**Aim of the task:** Determine the count of lines holding "this" and give that count alone.

* Begin Data supplied *

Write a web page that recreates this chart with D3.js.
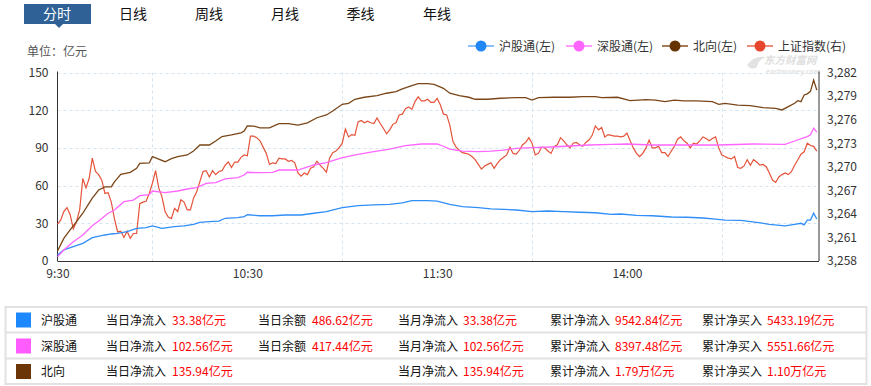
<!DOCTYPE html>
<html><head><meta charset="utf-8">
<script src="https://cdn.jsdelivr.net/npm/d3@7/dist/d3.min.js"></script>
<style>
html,body{margin:0;padding:0;background:#fff;}
svg{display:block;font-family:"Noto Sans CJK SC","Noto Sans",sans-serif;}
</style></head>
<body><svg id="c" width="871" height="386"></svg>
<script>
// ---------- data ----------
const tabs = ["分时","日线","周线","月线","季线","年线"];
const xTickMinutes = [0,60,120,180];
const xTickLabels = ["9:30","10:30","11:30","14:00"];
const leftTicks = [0,30,60,90,120,150];
const rightTicks = [3258,3261,3264,3267,3270,3273,3276,3279,3282];
const seriesNames = ["沪股通(左)","深股通(左)","北向(左)","上证指数(右)"];

const hgtMin = [0,2,5,8,11,15,17,19,22,25,28,30,33,37,40,43,45,48,51,53,57,59,60,64,68,72,77,81,85,90,95,100,105,109,112,117,120,124,128,133,137,141,145,150,155,160,165,170,175,178,183,188,194,199,204,208,211,216,221,225,230,233,235,236,237,238,239,240];
const hgtVal = [4.8,8.8,11.4,14,18.6,20.7,21.5,22,23.3,26,26.5,27.9,26,27.3,27.9,29.2,30.8,31.3,31.8,34,34.5,35.3,36.8,36,36,36.6,36.6,38,39.3,42.4,44,44.6,45.1,46.2,48,48,47.7,45.1,43.2,42.4,41.4,41.1,40.6,39.3,39.8,39.3,38.8,38.4,37.1,37.4,36.3,36,35,34.8,34.2,33.4,32.6,32.4,30.8,29.2,27.9,29.2,30,28.7,32.6,32.6,38,33.38];

const sgtMin = [0,2,5,8,11,13,16,18,21,24,26,29,30,34,38,41,44,47,50,53,57,59,60,64,68,70,76,81,85,90,95,100,105,110,115,120,121,124,128,133,137,141,145,150,156,162,168,175,180,188,199,209,220,230,233,236,237,238,239,240];
const sgtVal = [3.4,8.8,15.4,20.7,28.1,31.8,38,40.6,47.2,48.5,52,52.9,55.7,54.4,55.7,57.3,58.4,61.8,62.3,65.3,66.3,68.4,70.6,70.3,70.6,72.4,72.4,76.4,78.2,82.2,84.9,87,89.1,91.8,93.1,93.1,92.3,89.1,87.5,87,87.5,88.3,89.7,90.2,90.7,91.5,92.3,92.8,93.1,92.3,92.3,92.3,93.1,92.8,95.5,98.1,99,100.5,105.6,102.56];

const northMin = [0,2,4,6,8,10,11,13,15,17,18,20,23,25,26,29,30,32,34,36,38,41,43,45,48,50,52,55,58,59,60,62,64,67,70,73,76,79,82,85,87,90,92,94,97,101,104,107,109,112,114,117,119,122,124,127,130,132,136,140,145,148,150,152,157,162,166,170,172,177,181,186,189,192,195,198,202,207,209,211,215,219,223,227,229,231,233,234,235,236,237,238,239,240];
const northVal = [8,18,24.7,31.3,38,46,50,56.5,59,59,63,69,70.6,73.7,77.7,78,83,81,79,81.5,83,84.4,87.5,92.3,92.3,95.5,99,100.3,102,103.5,107.5,107.4,106,106,109.3,109.3,108.2,110,114,116.2,119.4,124.7,125.5,128.7,130.3,131.6,133.5,134.8,136.9,139.5,141.1,141.2,140.6,137.4,133.5,131.6,130.3,128.7,128.7,129.5,130,130,128.1,130,130.3,130.3,130.8,130.8,130,130.3,127.6,128.4,128,126.8,128,127.5,127.5,126.8,124.7,125.5,124.1,123.6,122,121.5,120.2,122.8,125.5,127.6,126.8,132.1,133,135,144,135.94];

// 上证指数, one value per minute (0 = 9:30 ... 240 = 15:00)
const shIndex = [3262.7,3263.2,3264.3,3264.8,3263.9,3262.1,3263.0,3264.5,3268.5,3267.3,3268.5,3271.1,3269.4,3269.0,3268.3,3266.6,3266.7,3265.5,3263.4,3261.7,
3261.8,3261.0,3261.8,3260.9,3261.5,3261.5,3265.3,3265.5,3265.6,3266.6,3267.9,3269.5,3267.3,3266.2,3264.3,3263.6,3263.4,3264.7,3264.3,3265.8,
3265.5,3264.5,3264.5,3266.0,3266.8,3268.1,3269.4,3269.5,3268.7,3269.5,3269.0,3269.4,3269.5,3270.2,3270.6,3269.9,3270.6,3270.6,3271.2,3271.5,
3271.4,3273.9,3273.9,3273.7,3273.3,3272.5,3271.7,3270.3,3270.5,3270.4,3271.1,3271.0,3271.0,3270.7,3270.8,3270.5,3269.2,3268.8,3269.2,3269.0,
3269.8,3270.0,3270.7,3270.2,3269.8,3269.3,3271.1,3271.8,3272.0,3272.4,3273.0,3274.8,3273.8,3274.1,3274.0,3275.7,3275.9,3275.6,3275.8,3275.6,
3275.5,3276.2,3275.5,3274.9,3274.2,3274.7,3275.4,3275.6,3276.6,3276.7,3277.4,3277.6,3277.3,3278.3,3278.9,3278.4,3278.4,3278.6,3278.2,3278.2,
3278.7,3277.9,3276.7,3276.6,3275.3,3273.2,3272.5,3272.1,3271.8,3271.7,3271.6,3271.3,3270.9,3270.3,3269.7,3270.1,3270.3,3270.5,3269.8,3270.4,
3270.9,3271.2,3271.5,3272.5,3271.7,3271.6,3272.1,3272.8,3273.1,3273.7,3273.0,3271.5,3271.7,3272.5,3272.4,3272.0,3271.7,3272.6,3272.8,3273.7,
3273.3,3272.8,3272.4,3273.0,3273.1,3272.8,3272.6,3273.1,3273.4,3274.0,3275.2,3274.7,3275.0,3273.8,3274.1,3274.0,3273.9,3273.9,3273.8,3273.9,
3274.3,3273.3,3272.4,3271.7,3271.3,3271.7,3272.4,3273.4,3272.4,3272.4,3272.6,3271.8,3271.8,3271.3,3272.0,3272.6,3273.5,3273.8,3273.3,3273.0,
3272.4,3273.0,3272.9,3273.3,3273.8,3273.6,3273.3,3273.6,3273.8,3272.4,3271.5,3271.3,3271.1,3271.0,3271.3,3269.9,3269.8,3270.1,3270.9,3270.2,
3270.9,3270.6,3270.2,3270.3,3270.0,3269.2,3268.3,3268.0,3268.7,3269.0,3269.2,3269.0,3269.4,3270.2,3270.9,3271.6,3271.9,3273.0,3272.7,3272.6,
3272.0];

// bottom table
const tableNames = ["沪股通","深股通","北向"];
const tableColors = ["#1e88ff","#ff5cff","#6b3508"];
const dailyNetIn = ["33.38亿元","102.56亿元","135.94亿元"];
const dailyBalance = ["486.62亿元","417.44亿元",""];
const monthNetIn = ["33.38亿元","102.56亿元","135.94亿元"];
const totalNetIn = ["9542.84亿元","8397.48亿元","1.79万亿元"];
const totalNetBuy = ["5433.19亿元","5551.66亿元","1.10万亿元"];

// ---------- drawing ----------
const svg = d3.select("#c");
const X0 = 57.5, X1 = 816.8, XR = 819, YT = 72.5, YB = 261;
const x = d3.scaleLinear().domain([0,240]).range([X0,X1]);
const yL = d3.scaleLinear().domain([0,150]).range([YB,YT]);
const yR = d3.scaleLinear().domain([3258,3282]).range([YB,YT]);

// tabs
const tabX = [57,133,209,285,360.5,437];
svg.append("rect").attr("x",24).attr("y",4).attr("width",67).attr("height",20).attr("fill","#2f6196");
svg.append("path").attr("d","M55,24 L63,24 L59,28 Z").attr("fill","#2f6196");
svg.selectAll("text.tab").data(tabs).join("text").attr("class","tab")
  .attr("x",(d,i)=>tabX[i]).attr("y",19).attr("text-anchor","middle")
  .attr("font-size",14).attr("fill",(d,i)=>i===0?"#fff":"#111").text(d=>d);

svg.append("text").attr("x",27).attr("y",56).attr("font-size",12).attr("fill","#555").text("单位：亿元");

// watermark (faint)
svg.append("text").attr("x",764).attr("y",64).attr("font-size",10.5).attr("font-weight","bold").attr("font-style","italic").attr("fill","#e0e0e0").text("东方财富网");
svg.append("text").attr("x",766).attr("y",74).attr("font-size",7).attr("font-weight","bold").attr("fill","#e4e4e4").text("eastmoney.com");
svg.append("path").attr("d","M747,65 Q754,55 766,57 Q758,60 757,67 Q751,71 747,65 Z").attr("fill","#e2e2e2");

// grid
const grid = svg.append("g");
grid.selectAll("line.h").data(leftTicks.slice(1)).join("line")
  .attr("x1",X0).attr("x2",XR).attr("y1",d=>Math.round(yL(d))+0.5).attr("y2",d=>Math.round(yL(d))+0.5)
  .attr("stroke","#d5e3ef").attr("stroke-dasharray","3,3");
grid.selectAll("line.v").data([30,90,150,210]).join("line")
  .attr("y1",YT).attr("y2",YB).attr("x1",d=>Math.round(x(d))+0.5).attr("x2",d=>Math.round(x(d))+0.5)
  .attr("stroke","#d5e3ef").attr("stroke-dasharray","3,3");

// axes
const axL = d3.axisLeft(yL).tickValues(leftTicks).tickSize(0).tickPadding(9);
const gL = svg.append("g").attr("transform",`translate(${X0},0)`).call(axL);
const axR = d3.axisRight(yR).tickValues(rightTicks).tickSize(0).tickPadding(8).tickFormat(d3.format(","));
const gR = svg.append("g").attr("transform",`translate(${XR},0)`).call(axR);
const axB = d3.axisBottom(x).tickValues(xTickMinutes).tickSize(0).tickPadding(6).tickFormat((d,i)=>xTickLabels[i]);
const gB = svg.append("g").attr("transform",`translate(0,${YB})`).call(axB);
[gL,gR,gB].forEach(g=>{
  g.select(".domain").remove();
  g.selectAll("text").attr("font-size",12).attr("fill","#333").attr("font-family","Noto Sans CJK SC, sans-serif");
});
gB.selectAll("text").attr("dy","0.9em");
svg.append("line").attr("x1",X0).attr("x2",X0).attr("y1",YT-1).attr("y2",YB).attr("stroke","#333");
svg.append("line").attr("x1",XR).attr("x2",XR).attr("y1",YT-1).attr("y2",YB).attr("stroke","#333");
svg.append("line").attr("x1",X0).attr("x2",XR).attr("y1",YB+0.5).attr("y2",YB+0.5).attr("stroke","#333");

// lines
const lineL = d3.line().x(d=>x(d[0])).y(d=>yL(d[1]));
const lineR = d3.line().x((d,i)=>x(i)).y(d=>yR(d));
const zip = (a,b)=>a.map((m,i)=>[m,b[i]]);
svg.append("path").datum(shIndex).attr("d",lineR).attr("fill","none").attr("stroke","#e5533a").attr("stroke-width",1.2);
svg.append("path").datum(zip(hgtMin,hgtVal)).attr("d",lineL).attr("fill","none").attr("stroke","#2f8ef7").attr("stroke-width",1.3);
svg.append("path").datum(zip(sgtMin,sgtVal)).attr("d",lineL).attr("fill","none").attr("stroke","#ff66ff").attr("stroke-width",1.3);
svg.append("path").datum(zip(northMin,northVal)).attr("d",lineL).attr("fill","none").attr("stroke","#7a4618").attr("stroke-width",1.3);

// legend
const legX = [468,566,662,747];
const legLine = ["#8cc0f8","#ff9cff","#a47c58","#ef8c7a"];
const legDot = ["#2088f5","#ff66ff","#663300","#e5462d"];
const leg = svg.append("g");
seriesNames.forEach((n,i)=>{
  const g = leg.append("g").attr("transform",`translate(${legX[i]},46)`);
  g.append("line").attr("x1",0).attr("x2",26).attr("y1",0).attr("y2",0).attr("stroke",legLine[i]).attr("stroke-width",2);
  g.append("circle").attr("cx",13).attr("cy",0).attr("r",5.5).attr("fill",legDot[i]);
  g.append("text").attr("x",31).attr("y",4.5).attr("font-size",12).attr("fill","#333").text(n);
});

// table
const tb = svg.append("g");
tb.append("rect").attr("x",5.5).attr("y",307).attr("width",861).attr("height",77).attr("fill","none").attr("stroke","#e2e2e2").attr("stroke-width",2);
[332.5,358.5].forEach(y=>tb.append("line").attr("x1",5).attr("x2",867).attr("y1",y).attr("y2",y).attr("stroke","#e2e2e2").attr("stroke-width",2));
const rowY = [320,346,371.5];
tableNames.forEach((n,i)=>{
  const y = rowY[i];
  tb.append("rect").attr("x",16).attr("y",y-7.5).attr("width",15).attr("height",15).attr("fill",tableColors[i]);
  const t = (xx,s,c)=>tb.append("text").attr("x",xx).attr("y",y+4.5).attr("font-size",12).attr("fill",c).text(s);
  t(41,n,"#111");
  t(106,"当日净流入","#111"); t(172,dailyNetIn[i],"#f00");
  if(dailyBalance[i]){ t(258,"当日余额","#111"); t(312,dailyBalance[i],"#f00"); }
  t(398,"当月净流入","#111"); t(463,monthNetIn[i],"#f00");
  t(550,"累计净流入","#111"); t(615,totalNetIn[i],"#f00");
  t(702,"累计净买入","#111"); t(767,totalNetBuy[i],"#f00");
});
</script></body></html>
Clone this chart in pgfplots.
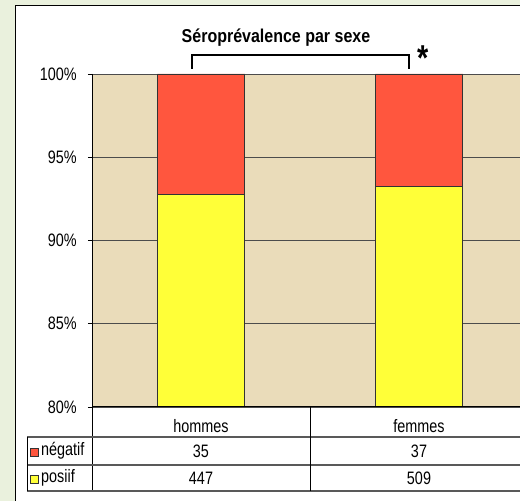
\documentclass[border=0pt]{standalone}
\usepackage{fontspec}
\setmainfont{Liberation Sans}[FakeStretch=0.8]
\newfontfamily\titlefont{Liberation Sans}[FakeStretch=0.86]
\usepackage{pgfplots}
\usepackage{pgfplotstable}
\pgfplotsset{compat=1.18}
\definecolor{outergreen}{RGB}{234,241,221}
\definecolor{paper}{RGB}{234,220,186}
\definecolor{negred}{RGB}{255,86,62}
\definecolor{posyel}{RGB}{255,255,56}
\pgfplotstableread{
x pos neg
0 92.74 7.26
1 93.22 6.78
}\data
\newcommand{\tf}{\fontsize{18}{21}\selectfont}
\begin{document}
\begin{tikzpicture}[x=1pt,y=1pt]
\useasboundingbox (0,0) rectangle (520,501);
\clip (0,0) rectangle (520,501);
\fill[outergreen] (0,0) rectangle (520,501);
\filldraw[fill=white, draw=black, line width=1pt] (15,495) rectangle (560,-20);
\begin{axis}[
  at={(92pt,94pt)}, anchor=south west,
  scale only axis, width=436pt, height=333pt,
  xmin=-0.5, xmax=1.5, ymin=80, ymax=100,
  ybar stacked, bar width=87.5pt,
  axis background/.style={fill=paper},
  axis line style={draw=none},
  xtick={0,1}, xticklabels={hommes,femmes},
  xtick style={draw=none},
  xticklabel style={anchor=center, yshift=-15pt, font=\tf},
  ytick={80,85,90,95,100},
  yticklabel={\pgfmathprintnumber[assume math mode=true]{\tick}\%},
  yticklabel style={font=\tf, inner sep=0pt, xshift=-11pt},
  tick align=outside, major tick length=4pt,
  ytick style={draw=black, line width=0.8pt},
  ymajorgrids, grid style={black!70, line width=0.8pt},
  clip=true,
]
\addplot[fill=posyel, draw=black!80, line width=0.8pt] table[x=x, y=pos] {\data};
\addplot[fill=negred, draw=black!80, line width=0.8pt] table[x=x, y=neg] {\data};
\end{axis}
% axis / table lines
\draw[black, line width=1pt] (92,427) -- (92,10);
\draw[black, line width=1pt] (92,94) -- (540,94);
\foreach \yy in {64,36,10} \draw[black!65, line width=1.3pt] (27,\yy) -- (540,\yy);
\draw[black, line width=1pt] (27,64) -- (27,10);
\draw[black, line width=1pt] (310,94) -- (310,10);
% table contents
\node[font=\tf] at (201,50) {35};
\node[font=\tf] at (419,50) {37};
\node[font=\tf] at (201,23) {447};
\node[font=\tf] at (419,23) {509};
\filldraw[fill=negred, draw=black!80, line width=0.6pt] (30,45) rectangle (38,53);
\filldraw[fill=posyel, draw=black!80, line width=0.6pt] (30,18) rectangle (38,26);
\node[font=\tf, anchor=west, inner sep=0pt] at (41,50) {négatif};
\node[font=\tf, anchor=west, inner sep=0pt] at (41,23) {posiif};
% title and bracket
\node[anchor=base, inner sep=0pt] at (276,458) {\titlefont\bfseries\fontsize{18.6}{21}\selectfont Séroprévalence par sexe};
\draw[black, line width=1.5pt] (192,432) -- (192,446) -- (409,446) -- (409,432);
\node[inner sep=0pt] at (423,443) {\fontsize{36}{36}\selectfont\bfseries *};
\end{tikzpicture}
\end{document}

* End Data supplied *

**Written answer:** 2